At that moment, she relaxed a little bit, and a much different richer sound came out because she was so relaxed. After that tons of people came up and said how much they loved it. After that experience, she found a different mode, which was relaxed performing. Since then she has had much more confidence performing and her voice has been a lot more reliable and she has had a lot more confidence in her singing and playing abilities.
The biggest thing she has learned is that “it really doesn’t matter what other people think.“ People say that all the time, but she had to learn it in my own way, and through my own experience. “People really don’t care about how good it is. You care about how good it is. If you’re just having fun then it will be better than if you are worrying about what other people think.”
Sometimes she won’t practice because she’s afraid… there is a fear of not being what she wants to be.
“Our deepest fear is not that we are inadequate. Our deepest fear is that we are powerful beyond measure. It is our light not our darkness that most frightens us. We ask ourselves, who am I to be brilliant, gorgeous, talented and fabulous? Actually, who are you not to be? You are a child of God. Your playing small does not serve the world. There’s nothing enlightened about shrinking so that other people won’t feel insecure around you. We are all meant to shine, as children do. We were born to make manifest the glory of God that is within us. It’s not just in some of us; it’s in everyone. And as we let our own light shine, we unconsciously give other people permission to do the same. As we are liberated from our own fear, our presence automatically liberates others. – Marianne Williamson
Taylor has also been reading a book called The Artist’s Way, and it’s about unlocking your inner creativity. One of the key things that the author promotes in that book is that you have to be willing to be bad at something to get good at it. To overcome fear, it’s just about showing up. Even if it’s bad.
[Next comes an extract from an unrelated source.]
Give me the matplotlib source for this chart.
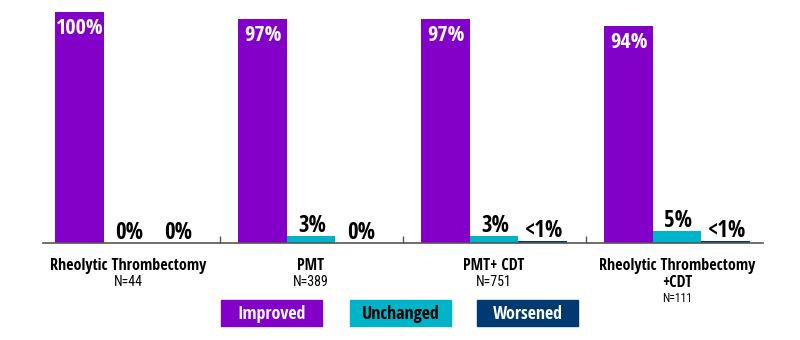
import matplotlib.pyplot as plt
from matplotlib.patches import Rectangle

# data
groups = ['Rheolytic Thrombectomy', 'PMT', 'PMT+ CDT', 'Rheolytic Thrombectomy\n+CDT']
group_n = ['N=44', 'N=389', 'N=751', 'N=111']
series = ['Improved', 'Unchanged', 'Worsened']
improved = [100, 97, 97, 94]
unchanged = [0, 3, 3, 5]
worsened = [0, 0, 1, 1]
improved_lbl = ['100%', '97%', '97%', '94%']
unchanged_lbl = ['0%', '3%', '3%', '5%']
worsened_lbl = ['0%', '0%', '<1%', '<1%']

colors = ['#8200C8', '#00B4C8', '#003A70']
text_colors = ['white', 'black', 'white']

BOLD = dict(family='Open Sans Condensed', fontstretch='condensed', fontweight='bold')
REG = dict(family='Roboto Condensed', fontstretch='condensed', fontweight='normal')
PX = 72 / 100  # points per pixel at 100 dpi

fig = plt.figure(figsize=(8, 3.4), dpi=100)
ax = fig.add_axes([43 / 800, (340 - 243) / 340, 720 / 800, 243 / 340])

w = 0.265
x = list(range(len(groups)))
all_vals = [improved, unchanged, worsened]
all_lbls = [improved_lbl, unchanged_lbl, worsened_lbl]
for i, (vals, lbls) in enumerate(zip(all_vals, all_lbls)):
    xs = [xi + (i - 1) * w for xi in x]
    ax.bar(xs, vals, width=w, color=colors[i], linewidth=0)
    for xv, v, l in zip(xs, vals, lbls):
        if i == 0:
            ax.annotate(l, (xv, v), xytext=(0, -22 * PX), textcoords='offset points',
                        ha='center', va='baseline', color='white', fontsize=16, **BOLD)
        else:
            ax.annotate(l, (xv, v), xytext=(1, 4 * PX), textcoords='offset points',
                        ha='center', va='baseline', color='black', fontsize=16.5, **BOLD)

ax.set_xlim((43 - 128) / 183, (763 - 128) / 183)
ax.set_ylim(0, 100 * 243 / 231)

for s in ['top', 'right', 'left']:
    ax.spines[s].set_visible(False)
ax.spines['bottom'].set_color('#555555')
ax.spines['bottom'].set_linewidth(1.2)
ax.set_yticks([])
ax.set_xticks([0.5, 1.5, 2.5])
ax.set_xticklabels([])
ax.tick_params(axis='x', direction='in', length=5, color='#555555', width=1)

# group labels
for xi, g, n in zip(x, groups, group_n):
    lines = g.split('\n')
    for k, line in enumerate(lines):
        ax.annotate(line, (xi, 0), xycoords=('data', 'axes fraction'),
                    xytext=(0, -(27 + 17 * k) * PX), textcoords='offset points',
                    ha='center', va='baseline', fontsize=11.5, **BOLD)
    if len(lines) == 1:
        n_off, n_size = 43, 10
    else:
        n_off, n_size = 59, 8.5
    ax.annotate(n, (xi, 0), xycoords=('data', 'axes fraction'),
                xytext=(0, -n_off * PX), textcoords='offset points',
                ha='center', va='baseline', fontsize=n_size, **REG)

# legend boxes
box_x = [221, 350, 477]
for bx, lab, c, tc in zip(box_x, series, colors, text_colors):
    fig.patches.append(Rectangle((bx / 800, (340 - 326) / 340), 101 / 800, 26 / 340,
                                 transform=fig.transFigure, color=c, figure=fig))
    fig.text((bx + 50.5) / 800, (340 - 319) / 340, lab, ha='center', va='baseline',
             color=tc, fontsize=13, **BOLD)

fig.savefig('out.png', dpi=100)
Taylor did a practice a couple months ago, where she committed to a month where I was going to play the piano every day no matter how she felt, no matter how scared she was. “Even if it was just one scale, I was going to play every single day. Some days I would start off not wanting to play, I would just play a scale. But because that’s how I like to express myself, I just kept desiring to play more and more and then I’d find myself sitting there for a half hour – an hour, just playing.”
It’s just about showing up.
“When you show up you give yourself permission to be creative, to produce things that are beautiful.” But you have to be willing to do it badly first. Because you can’t get good unless you first pass through that valley of doing it poorly.
Taylor had been at a point of stagnation with her music, and not knowing what to do next. After our conversation, she decided she wants to start following her own advice and start showing up to her music, showing up to that practice more and maybe daily in order to unlock some creativity.
“This morning before we talked, I haven’t just played for fun in a while and today I just spent a couple hours just playing for fun. After I had just opened myself up to just playing for a while, I actually wrote a new stanza of lyrics. Which, hasn’t happened in quite some time, I’m talking years.”
Following her own advice and showing up because is a good thing because everything that she wants to express is in there, “it’s just making the time to let myself open up in that way.”
She also wants to start getting herself out of her comfort zone a little more. Since she moved to a different city, it’s hard to find places where she can perform and showcase her music. She’s going to start looking for more opportunities to perform in her new city.
What Brings the Most Joy?
“Joy, my relationship with God. It hasn’t been the easiest past, especially the past few years as I went through my depression it was really hard for me to connect with God. Still, sometimes I have a hard time believing that he’ll be there for me, or that I can open up to him. But whenever I do, whenever I get over that hump of fear, whenever I get over that fear of disconnection – I always feel joy, and I always feel connected. So, why do I even question that that’s going to be the outcome when it has been every single time? I’m human and I fear.”
“My connection with God definitely brings me the most joy in my life.”